What you point out here is nothing more than a design flaw in 5e
I don't think it is, though, I think it's one of those things that's a very much intentionally designed feature that just doesn't work for some people because they want to use the product in a manner different to what is intended.
really does mess with believable worldbuilding in the process
D&D has always been bottom of the barrel for RPGs where the mechanics fit "believable worldbuilding" though, hasn't it? Levels alone take a giant dump on "believable worldbuilding", because there is no believable world where one fit adult human can take 10x as much punishment as another with similar characteristics but who has been in less fights (if anything the opposite is true - people get worn down). Even if we say they aren't "meat points", it just doesn't work, the insane growth in potential and power, not for believable worlds. And the fact that many NPCs/virtually all monsters don't have levels just muddies the waters further.

Again, you want mechanics that marry well to "believable worldbuilding", Heroquest or something like that is the answer.

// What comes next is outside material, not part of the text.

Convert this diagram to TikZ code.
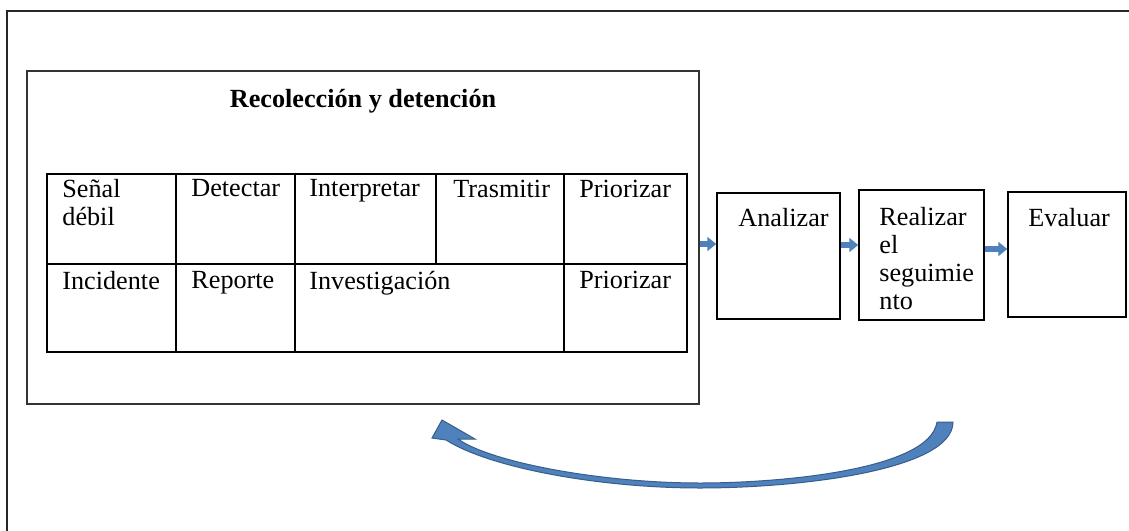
\documentclass[tikz,border=0pt]{standalone}
\usepackage{fontspec}
\setmainfont{Liberation Serif}
\usepackage{xcolor}
\usetikzlibrary{arrows.meta}
\usetikzlibrary{fit}
\definecolor{myblue}{RGB}{79,129,189}
\definecolor{myedge}{RGB}{56,93,138}

\begin{document}
\begin{tikzpicture}[x=0.5pt,y=-0.5pt,
  box/.style={draw, line width=0.75pt, inner sep=0pt},
  txt/.style={anchor=north west, inner sep=0pt, align=left, font=\fontsize{13.1}{14}\selectfont},
  link/.style={myblue, line width=3pt, -{Triangle[length=4.5pt,width=7pt]}}]
\useasboundingbox (0,0) rectangle (1129,530);
\clip (0,0) rectangle (1129,530);

% outer frame
\draw[line width=1pt, black!85] (7,11) rectangle (1160,560);

% recoleccion
\node[box, line width=0.6pt, draw=black!80, fit={(27,71) (699,404)}] (recol) {};
\node[anchor=base, inner sep=0pt, font=\fontsize{13.1}{14}\selectfont\bfseries] (title) at (363,107) {Recolección y detención};

\node[box, line width=1pt, fit={(47,174) (687,352)}] (tab) {};
\draw[line width=1pt] (tab.west |- 0,264) -- (tab.east |- 0,264);
\foreach \x in {176,295,564}
  \draw[line width=1pt] (\x,174) -- (\x,352);
\draw[line width=1pt] (436,174) -- (436,264);

\node[txt] (senal) at (62,179.3) {Señal\\débil};
\node[txt] (detectar) at (191,179.3) {Detectar};
\node[txt] (interp) at (309,179.3) {Interpretar};
\node[txt] (trasm) at (453,179.3) {Trasmitir};
\node[txt] (prio1) at (579,179.3) {Priorizar};
\node[txt] (incid) at (62,270.8) {Incidente};
\node[txt] (reporte) at (191,270.8) {Reporte};
\node[txt] (invest) at (309,270.8) {Investigación};
\node[txt] (prio2) at (579,270.8) {Priorizar};

% pasos
\node[box, fit={(717,193) (840,319)}] (ana) {};
\node[box, fit={(859,190) (984,320)}] (seg) {};
\node[box, fit={(1008,192) (1126,317)}] (eva) {};
\node[txt] (anatxt) at (738,208.3) {Analizar};
\node[txt] (segtxt) at (879,207.3) {Realizar\\el\\seguimie\\nto};
\node[txt] (evatxt) at (1028,208.3) {Evaluar};

\draw[link] (recol.east |- 0,244) -- (ana.west |- 0,244);
\draw[link] (ana.east |- 0,245) -- (seg.west |- 0,245);
\draw[link] (seg.east |- 0,249) -- (eva.west |- 0,249);

% vuelta
\filldraw[fill=myblue, draw=myedge, line width=0.5pt]
  (937,422) .. controls (930,470) and (780,483) .. (700,483)
  .. controls (600,483) and (490,462) .. (458,439)
  -- (475,439) -- (442,420) -- (432,438) -- (446,440)
  .. controls (490,468) and (600,488) .. (700,488)
  .. controls (800,488) and (953,470) .. (953,422) -- cycle;
\end{tikzpicture}
\end{document}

Even something like Shadowrun has mechanics vastly better suited to the worldbuilding than even 1E or 2E D&D.
 

Ever watch a televised golf tournament where, despite the fact there's 30 groups on the course, the camera stays glued to mostly just one or two of those groups?

To me it's the same principle. There's loads of adventurers out there, we just happen to be looking at one (or, in some campaigns, two or three) of those groups and detailing what they do.
I have not, but I also reject the comparison. A D&D campaign isn’t comparable to a golf tournament. The camera is on the party because they’re special and doing the cool things. They’re adventurers. 90% of NPCs are commoners with jobs. Maybe the PCs are just uniquely skilled, or there could be some prophecy that says their special, or they have some supernatural reason for being more powerful than the average peasant. But the game happens because the party stands out amongst a sea of ordinary people. If anyone could level up by killing creatures, butchers and serial killers would be pretty high level.